Friday

Top 5 current bad/weird habits:


1) Checking for belly-button lint every 15 minutes

2) Counting out the syllables of people's sentences/song lyrics/signs/whatever on my hands to see if they add up to ten.

3) Pickin' mah nose

4) Unprovoked growling

5) Bending my head over to the right 'till it looks like i'm going to snap it off and then cracking every joint in my neck. Repeat for left side.

Thursday

Okay, so I watched that Temptation Island...... thing last night. I found it very entertaining. It's amazing the things that people will do when they're on TV. I wonder how many of those folks are really that way when they don't think they're on camera. So, even when our heroines start tearing up, I only find it amusing. I can't generate any empathy for these people, it's worse than fictionalized TV. At least the ficitonal characters seem genuine.


That's the problem with all these Reality TV Shows these days. Everything formthe Real World to Survivor to Fear or whatever. The people they pick for the shows are all the same. I know... I know.... they claim to get a nice cross-seciton of society, try and mix up political views and cultures and lifestyles, but the truth is, deep down inside all these people have one important thing in common. They are all people who want to be on TV.

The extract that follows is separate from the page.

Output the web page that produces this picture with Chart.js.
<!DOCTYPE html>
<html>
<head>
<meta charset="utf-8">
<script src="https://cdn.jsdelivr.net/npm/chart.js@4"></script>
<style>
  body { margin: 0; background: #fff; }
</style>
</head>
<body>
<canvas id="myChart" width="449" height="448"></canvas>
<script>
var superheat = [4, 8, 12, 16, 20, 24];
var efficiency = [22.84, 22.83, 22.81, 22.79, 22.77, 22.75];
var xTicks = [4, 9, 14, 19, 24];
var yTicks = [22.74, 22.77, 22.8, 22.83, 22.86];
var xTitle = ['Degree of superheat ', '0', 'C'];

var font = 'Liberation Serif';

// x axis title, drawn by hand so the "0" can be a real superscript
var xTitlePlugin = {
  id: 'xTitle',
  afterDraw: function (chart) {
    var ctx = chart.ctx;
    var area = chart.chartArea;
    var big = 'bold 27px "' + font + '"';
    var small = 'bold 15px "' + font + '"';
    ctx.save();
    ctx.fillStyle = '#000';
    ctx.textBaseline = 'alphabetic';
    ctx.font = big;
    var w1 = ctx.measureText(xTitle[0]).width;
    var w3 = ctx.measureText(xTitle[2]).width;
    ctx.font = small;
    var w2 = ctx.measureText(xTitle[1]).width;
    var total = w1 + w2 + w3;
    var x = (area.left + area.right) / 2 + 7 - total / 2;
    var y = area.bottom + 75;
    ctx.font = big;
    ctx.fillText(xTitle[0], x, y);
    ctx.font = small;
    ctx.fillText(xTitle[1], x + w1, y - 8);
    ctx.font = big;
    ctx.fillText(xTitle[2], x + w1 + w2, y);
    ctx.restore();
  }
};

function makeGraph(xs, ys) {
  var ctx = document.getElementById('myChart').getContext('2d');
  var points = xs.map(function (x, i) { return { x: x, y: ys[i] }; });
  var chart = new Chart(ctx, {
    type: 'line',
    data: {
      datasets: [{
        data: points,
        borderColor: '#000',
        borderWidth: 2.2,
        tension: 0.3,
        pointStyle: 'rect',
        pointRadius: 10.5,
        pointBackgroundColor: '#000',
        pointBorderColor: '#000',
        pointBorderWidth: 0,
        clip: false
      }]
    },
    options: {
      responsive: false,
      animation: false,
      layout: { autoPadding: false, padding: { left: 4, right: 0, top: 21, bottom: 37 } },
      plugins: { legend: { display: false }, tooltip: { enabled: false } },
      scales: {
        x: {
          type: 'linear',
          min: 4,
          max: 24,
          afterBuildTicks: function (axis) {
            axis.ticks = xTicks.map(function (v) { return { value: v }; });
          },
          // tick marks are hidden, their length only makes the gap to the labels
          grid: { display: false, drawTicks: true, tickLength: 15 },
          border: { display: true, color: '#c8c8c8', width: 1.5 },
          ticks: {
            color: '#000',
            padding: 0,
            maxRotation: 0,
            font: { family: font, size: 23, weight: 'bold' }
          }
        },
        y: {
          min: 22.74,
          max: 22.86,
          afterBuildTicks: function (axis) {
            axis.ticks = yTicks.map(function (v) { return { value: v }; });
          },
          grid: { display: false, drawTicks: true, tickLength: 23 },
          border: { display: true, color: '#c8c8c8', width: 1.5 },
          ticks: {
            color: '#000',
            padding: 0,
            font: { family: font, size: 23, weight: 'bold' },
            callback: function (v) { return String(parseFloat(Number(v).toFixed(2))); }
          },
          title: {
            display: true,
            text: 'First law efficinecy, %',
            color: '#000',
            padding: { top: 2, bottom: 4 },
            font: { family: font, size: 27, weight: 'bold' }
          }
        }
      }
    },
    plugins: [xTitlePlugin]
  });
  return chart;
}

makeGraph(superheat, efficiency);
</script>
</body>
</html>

Well, of course to some extent, we all want to be on TV. I want to be on TV, I don't really know anyone who doesn't. But these people are willing to make beign on television their life. They're willing to risk their jobs, dignity, and relationships by doing whatever show they're on for however long. You know what you clal people who make beign on television their life? Actors.


So, I feel these folks on whatever show are really just deserving of pretty much whatever they get. "Hey, my boyfriend is having fun with other women, *sob*" Um... what the hell did you expect? You signed up for TEMPTATION ISLAND? What you thought that there'd just be a lot of delicious pastries strewn about to lure you off of your diet? ugh.


The one truly great reality TV show, in my mind, was Candid Camera. It was pretty damn funny. And you know why it was funny? Becuase the people on it had no idea that they were on TV. Now that was comedy. Newer, cruder shows like Tom Green and Jackass follow suit, and though I find them revolting and sick, I sure do think they're funny. So, my solution to making these characters on these shows more agreeable would be: kidnap them.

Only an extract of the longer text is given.